If you give a Linux program a complete syscall interface, it will run (provided it has its' libraries and a libc to work with).
I just want to run neovim and use its terminal emulator and a few cli tools.
> I just want to run neovim and use its terminal emulator and a few cli tools.
This is doable with the project as it is currently.
I'd still happily pay the yearly Apple developer tax to side load until Apple ends up shipping one when it transitions from x86 to ARM. ;)
AFAIC rolling your own hypervisor is technically feasible just would not be very performant.
There’s also this interesting project:
Noah is a Darwin subsystem for Linux, or "Bash on Ubuntu on Mac OS X". Noah is implemented as a hypervisor that traps linux system calls and translates them into Darwin's system calls. Noah also has an interpreter of ELF files so that binary executables of Linux run directly and flawlessly without any modifications.
All I’m saying is that it would be nice if iSH customized the keyboard the same way.
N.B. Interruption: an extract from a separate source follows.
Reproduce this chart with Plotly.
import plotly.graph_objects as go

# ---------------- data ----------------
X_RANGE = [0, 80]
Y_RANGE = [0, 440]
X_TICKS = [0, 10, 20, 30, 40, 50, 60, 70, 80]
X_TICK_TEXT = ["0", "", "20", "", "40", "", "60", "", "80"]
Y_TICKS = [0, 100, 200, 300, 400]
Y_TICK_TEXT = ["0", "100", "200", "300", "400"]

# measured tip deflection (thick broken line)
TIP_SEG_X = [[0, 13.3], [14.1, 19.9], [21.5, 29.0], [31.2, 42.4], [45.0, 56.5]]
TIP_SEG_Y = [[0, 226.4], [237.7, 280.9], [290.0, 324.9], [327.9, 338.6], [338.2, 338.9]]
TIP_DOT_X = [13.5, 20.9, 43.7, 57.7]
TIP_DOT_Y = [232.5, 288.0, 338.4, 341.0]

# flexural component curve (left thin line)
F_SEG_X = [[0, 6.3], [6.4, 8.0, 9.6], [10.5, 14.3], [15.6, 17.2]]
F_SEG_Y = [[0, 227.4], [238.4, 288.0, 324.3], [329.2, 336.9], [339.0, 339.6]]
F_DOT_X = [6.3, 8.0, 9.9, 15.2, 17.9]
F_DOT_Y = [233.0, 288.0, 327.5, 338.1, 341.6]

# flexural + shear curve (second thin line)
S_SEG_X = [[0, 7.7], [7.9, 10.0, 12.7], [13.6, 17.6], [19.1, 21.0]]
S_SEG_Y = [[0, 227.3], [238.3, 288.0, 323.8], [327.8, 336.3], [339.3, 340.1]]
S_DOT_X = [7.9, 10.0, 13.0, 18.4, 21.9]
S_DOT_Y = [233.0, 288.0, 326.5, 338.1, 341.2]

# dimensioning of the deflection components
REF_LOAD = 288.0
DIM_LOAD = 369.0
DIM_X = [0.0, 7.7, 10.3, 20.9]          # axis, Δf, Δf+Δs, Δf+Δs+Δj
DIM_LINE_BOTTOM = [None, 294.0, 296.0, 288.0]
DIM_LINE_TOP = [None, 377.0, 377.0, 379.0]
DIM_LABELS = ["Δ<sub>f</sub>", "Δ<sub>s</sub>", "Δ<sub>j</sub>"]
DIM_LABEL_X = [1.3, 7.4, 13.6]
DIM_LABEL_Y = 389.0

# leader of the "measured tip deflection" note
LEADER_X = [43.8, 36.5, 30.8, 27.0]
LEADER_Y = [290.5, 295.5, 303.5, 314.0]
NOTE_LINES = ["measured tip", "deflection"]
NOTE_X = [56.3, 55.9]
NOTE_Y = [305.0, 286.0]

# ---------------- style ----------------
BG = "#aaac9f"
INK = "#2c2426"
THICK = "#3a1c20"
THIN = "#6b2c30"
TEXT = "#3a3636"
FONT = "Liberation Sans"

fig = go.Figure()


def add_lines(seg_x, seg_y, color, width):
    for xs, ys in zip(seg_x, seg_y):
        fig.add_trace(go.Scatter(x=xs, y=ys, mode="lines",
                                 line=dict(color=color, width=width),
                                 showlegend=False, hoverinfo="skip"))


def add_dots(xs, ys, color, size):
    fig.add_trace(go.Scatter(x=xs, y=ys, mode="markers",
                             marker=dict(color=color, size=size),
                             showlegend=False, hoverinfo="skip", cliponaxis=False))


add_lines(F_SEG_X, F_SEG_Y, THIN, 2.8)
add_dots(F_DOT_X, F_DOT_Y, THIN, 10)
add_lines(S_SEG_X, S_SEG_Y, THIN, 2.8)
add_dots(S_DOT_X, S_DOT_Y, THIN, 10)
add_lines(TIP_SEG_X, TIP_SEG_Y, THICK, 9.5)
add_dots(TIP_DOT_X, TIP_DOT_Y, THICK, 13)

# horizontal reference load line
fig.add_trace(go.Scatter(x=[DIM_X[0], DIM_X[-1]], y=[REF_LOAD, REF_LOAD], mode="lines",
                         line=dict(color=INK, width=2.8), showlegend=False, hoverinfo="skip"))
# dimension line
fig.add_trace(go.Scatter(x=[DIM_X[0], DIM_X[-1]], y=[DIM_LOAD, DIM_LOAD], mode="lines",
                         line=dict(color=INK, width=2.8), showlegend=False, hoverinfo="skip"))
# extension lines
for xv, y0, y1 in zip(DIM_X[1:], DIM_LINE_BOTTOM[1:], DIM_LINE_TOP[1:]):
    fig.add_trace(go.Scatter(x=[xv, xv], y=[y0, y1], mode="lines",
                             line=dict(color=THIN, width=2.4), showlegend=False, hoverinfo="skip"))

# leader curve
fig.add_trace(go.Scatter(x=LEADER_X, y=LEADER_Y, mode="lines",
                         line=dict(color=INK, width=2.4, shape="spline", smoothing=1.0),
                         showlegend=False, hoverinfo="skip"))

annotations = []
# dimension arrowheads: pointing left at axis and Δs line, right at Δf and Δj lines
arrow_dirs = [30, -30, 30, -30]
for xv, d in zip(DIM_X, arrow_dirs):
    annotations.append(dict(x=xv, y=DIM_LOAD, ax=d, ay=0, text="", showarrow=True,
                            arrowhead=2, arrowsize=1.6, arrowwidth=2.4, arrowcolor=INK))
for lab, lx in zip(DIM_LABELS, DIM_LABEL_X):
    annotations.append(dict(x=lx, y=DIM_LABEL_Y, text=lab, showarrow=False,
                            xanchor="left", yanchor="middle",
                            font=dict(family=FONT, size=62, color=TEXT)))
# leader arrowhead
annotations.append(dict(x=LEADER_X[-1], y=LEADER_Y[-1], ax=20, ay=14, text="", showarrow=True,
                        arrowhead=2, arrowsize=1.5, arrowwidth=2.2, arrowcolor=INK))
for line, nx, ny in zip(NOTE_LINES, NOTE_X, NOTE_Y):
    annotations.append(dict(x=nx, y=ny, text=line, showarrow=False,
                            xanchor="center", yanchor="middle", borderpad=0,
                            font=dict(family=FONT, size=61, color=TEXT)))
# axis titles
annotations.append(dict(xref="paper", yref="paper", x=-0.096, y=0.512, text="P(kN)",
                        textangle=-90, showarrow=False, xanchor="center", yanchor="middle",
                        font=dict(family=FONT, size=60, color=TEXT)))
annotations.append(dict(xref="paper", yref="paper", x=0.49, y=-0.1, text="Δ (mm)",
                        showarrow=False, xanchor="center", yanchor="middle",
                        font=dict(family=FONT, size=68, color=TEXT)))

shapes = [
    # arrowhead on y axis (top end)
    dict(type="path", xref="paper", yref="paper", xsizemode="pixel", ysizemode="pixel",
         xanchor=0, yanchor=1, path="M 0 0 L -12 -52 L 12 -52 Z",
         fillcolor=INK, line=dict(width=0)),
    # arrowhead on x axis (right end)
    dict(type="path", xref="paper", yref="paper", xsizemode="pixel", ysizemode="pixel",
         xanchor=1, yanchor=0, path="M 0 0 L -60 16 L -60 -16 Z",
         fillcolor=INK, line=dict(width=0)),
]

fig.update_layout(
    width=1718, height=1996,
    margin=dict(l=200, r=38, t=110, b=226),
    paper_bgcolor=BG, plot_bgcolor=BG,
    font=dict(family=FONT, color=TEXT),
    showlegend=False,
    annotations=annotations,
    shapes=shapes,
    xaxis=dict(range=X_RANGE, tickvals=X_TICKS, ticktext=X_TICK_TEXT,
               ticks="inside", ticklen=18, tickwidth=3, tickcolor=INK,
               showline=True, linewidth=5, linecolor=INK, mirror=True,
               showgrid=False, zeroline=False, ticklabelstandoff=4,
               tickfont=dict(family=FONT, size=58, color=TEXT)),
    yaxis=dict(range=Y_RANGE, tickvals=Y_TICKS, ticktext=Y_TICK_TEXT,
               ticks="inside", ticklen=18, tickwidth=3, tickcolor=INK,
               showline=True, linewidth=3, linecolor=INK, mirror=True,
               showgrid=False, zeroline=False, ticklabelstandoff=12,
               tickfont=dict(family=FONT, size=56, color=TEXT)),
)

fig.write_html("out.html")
 - https://moonlight-stream.com/
I think it's a much more practical approach, especially given that Apple seems to be okay with it on their App Store. However, it does leave some things to be desired that'd be totally catered to by the iSH approach, assuming it develops into something much more complete (I tried the TestFlight and while a basic environment was present a lot of things that'd make for a useful environment didn't seem to be implemented).
Not that I disagree, but would you be willing to provide some insight into what you personally felt was missing?
I haven't made any case to Apple…this is not my software.
Now, in this day of so much fake news, I wouldn't be surprised that all the happy comments I read are by Microsoft and, now, iOS shills but it's an observation I've made.
Meanwhile the non-phone computer market is shrinking each year, and what remains is mostly a market for devices that are good at running browsers.